The Gulf Crisis and Qatar's FIFA World Cup 2022

  • 2 years   ago
The Gulf Crisis and Qatar's FIFA World Cup 2022

The Issue

In June 2017, Bahrain, Egypt, Saudi Arabia, and the United Arab Emirates cut diplomatic ties with Qatar and introduced an economic and trade embargo that closed Qatar's only land border and heavily restricted the sea and airspace open to Qatar-bound traffic. Which is why, the import of construction materials  to build the eight stadiums for the FIFA World Cup 2022 in Qatar have become more expensive, and they have to travel a longer route. The supply chain for the construction material has become much more complicated for Qatar to complete all their work in time. 


Assurance by Qatar

After people started speculating if Qatar can complete their preparations for the World Cup on time, Qatar has assured that in no way that will happen.
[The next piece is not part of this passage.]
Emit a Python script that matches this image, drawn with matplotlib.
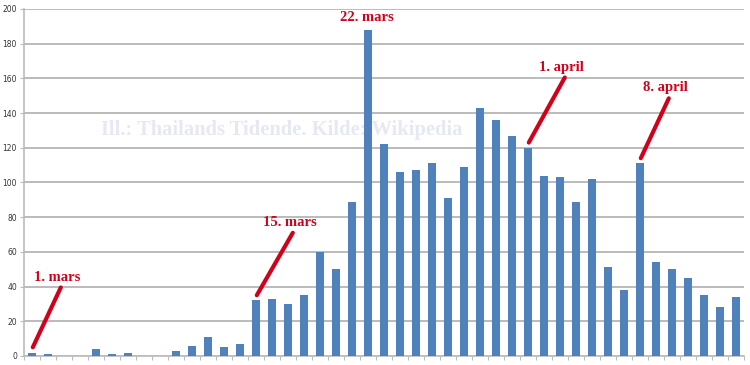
import matplotlib
matplotlib.use('Agg')
import matplotlib.pyplot as plt
import numpy as np

# Daily new cases, 1 March - 14 April
days = ['1. mars', '2. mars', '3. mars', '4. mars', '5. mars', '6. mars', '7. mars',
        '8. mars', '9. mars', '10. mars', '11. mars', '12. mars', '13. mars', '14. mars',
        '15. mars', '16. mars', '17. mars', '18. mars', '19. mars', '20. mars', '21. mars',
        '22. mars', '23. mars', '24. mars', '25. mars', '26. mars', '27. mars', '28. mars',
        '29. mars', '30. mars', '31. mars', '1. april', '2. april', '3. april', '4. april',
        '5. april', '6. april', '7. april', '8. april', '9. april', '10. april',
        '11. april', '12. april', '13. april', '14. april']
cases = [2, 1, 0, 0, 4, 1, 2, 0, 0, 3, 6, 11, 5, 7, 32,
         33, 30, 35, 60, 50, 89, 188, 122, 106, 107, 111, 91, 109, 143, 136, 127,
         120, 104, 103, 89, 102, 51, 38, 111, 54, 50, 45, 35, 28, 34]

# Labelled days: text x offset, text y, pointer line or not
marked = ['1. mars', '15. mars', '22. mars', '1. april', '8. april']
text_dx = [1.6, 2.1, -0.1, 2.1, 1.6]
text_y = [45.5, 77, 195, 166.5, 154.5]
has_line = [True, True, False, True, True]

bar_color = '#4F81BD'
red = '#D0021B'
grid_color = '#BBBBBB'

fig = plt.figure(figsize=(7.5, 3.65), dpi=100)
ax = fig.add_axes([0.032, 0.0247, 0.96, 0.9507])

x = np.arange(len(days))
ax.bar(x, cases, width=0.5, color=bar_color, zorder=3)

ax.set_xlim(-0.5, len(days) - 0.5)
ax.set_ylim(0, 200)
ax.set_yticks(range(0, 201, 20))
ax.set_xticks(np.arange(-0.5, len(days), 1))
ax.set_xticklabels([])
ax.tick_params(axis='x', length=3, color=grid_color, direction='out')
ax.tick_params(axis='y', length=3, color=grid_color, labelsize=5.5,
               labelcolor='#333333', pad=2)
ax.yaxis.grid(True, color=grid_color, linewidth=1.4, zorder=0)
for s in ['top', 'right']:
    ax.spines[s].set_visible(False)
for s in ['left', 'bottom']:
    ax.spines[s].set_color(grid_color)
    ax.spines[s].set_linewidth(1.2)

# watermark behind the bars
ax.text(15.6, 130, 'Ill.: Thailands Tidende. Kilde: Wikipedia',
        fontsize=14.8, fontweight='bold', family='Liberation Serif',
        color='#E6E8F2', ha='center', va='center', zorder=1)

for d, dx, ty, ln in zip(marked, text_dx, text_y, has_line):
    i = days.index(d)
    ax.text(i + dx, ty, d, fontsize=10.5, fontweight='bold', family='Liberation Serif',
            color=red, ha='center', va='center', zorder=5)
    if ln:
        ax.plot([i + dx + 0.2, i + 0.05], [ty - 6, cases[i] + 3],
                color=red, linewidth=3, solid_capstyle='round', zorder=5,
                clip_on=False)

fig.savefig('out.png', dpi=100)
Even though their expenses will go higher and may take a little longer for the construction materials to arrive, but this will not impair  the Gulf state's ability to complete infrastructures on time.

"There's a solution for every challenge that presents itself. We work with our contractors to ensure that we can deliver long­-term supply chain solutions and alternatives", said Hassan Al­-Thawadi, the Secretary General of the Qatar World Cup Supreme Committee for Delivery & Legacy.

Attendance could be in jeopardy

The World Cup 2022 will be the first-ever World Cup that will be held in the Middle East. The World Cup is  expected to attract a greater number of fans from the Middle East, Asia, and Africa. 

Governments in Saudi Arabia, the UAE, Egypt and Bahrain, if they are still insistent on maintaining their boycott that involves a ban on travel and the cutting off of all land, sea and air links with Qatar, will find themselves in a tough position if they deprive their people the chance to attend the first ever World Cup held in their region and by an Arab country.